Searching for "risk free profit" is like searching for the fountain of youth.
Leverage doesn't create alpha. It only enhances the returns (both good and bad)
The fountain of youth
does exist. When the body is fed the foods it was
designed to consume, and not the foods we humans eat
because we can due to agronomist technologies, it rejuvenates and heals itself. But this is very bad for the pharma business and the medical (butchers) profession, who treat sickness rather than cure it, so you won't be getting much pressure to go raw and cut out poisons.
The same can be said for the market. Look at the huge amount of infrastructure that exists outside of risk-taking. Look at an investment bank for example. The actual assets of the bank and its clients are directly managed by a small group of risk-takers/managers. Goldman Sachs has thousands of employees but less than 10% of them are the ones decided when, what and how much to buy and sell. The rest of them are middlemen, customer support, internal support, admin and middle upper exec management. This is just one bank.
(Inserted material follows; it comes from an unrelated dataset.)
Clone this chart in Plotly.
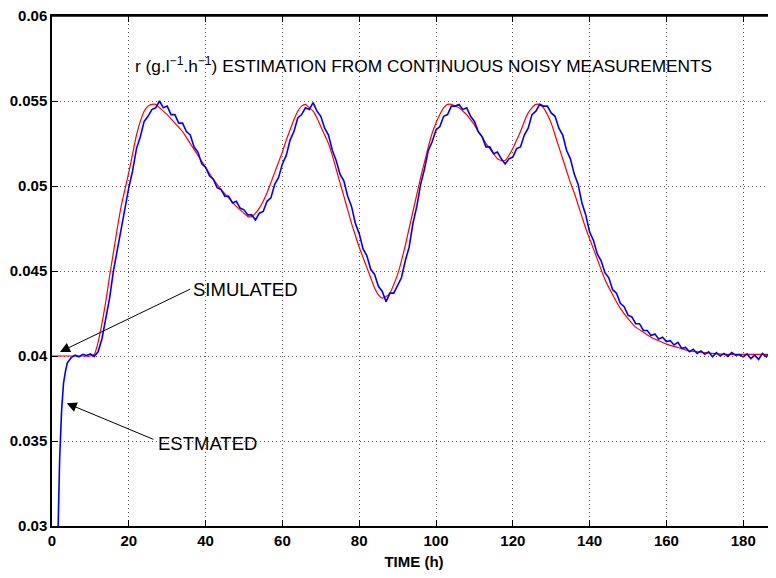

So when you look at the ecosystem of the market and you consider that over 90% of people involved in the market don't give a flying fuck about taking risk. They are investor relations, prime brokerage, financial journalist, blah blah... Why is buy and hold so prevalent? Because there wouldn't be a mutual or pension fund business without it. No huge brokerage business without it, etc. So
we the stuntmen on the ground in the thick of the shit can indeed find gems and pearls invisible to others because THEY DO NOT POSSESS THE EYES TO SEE.
Consider niche markets, like CDS trading, or even the new weather and climate derivatives that they are trying to get off the ground. How many people are actually executing trades in these markets? Not very many. There are probably alot of opportunities laying around waiting to make someone rich, but there aren't enough eyeballs fleshing them out.
To me, market efficiency is another theoretical concept that has distorted our general perception of how markets work. Markets are always in disequilibrium, for if they were totally efficient then participants wouldn't make or lose more than their proportionate share of the "pie". But we do everyday.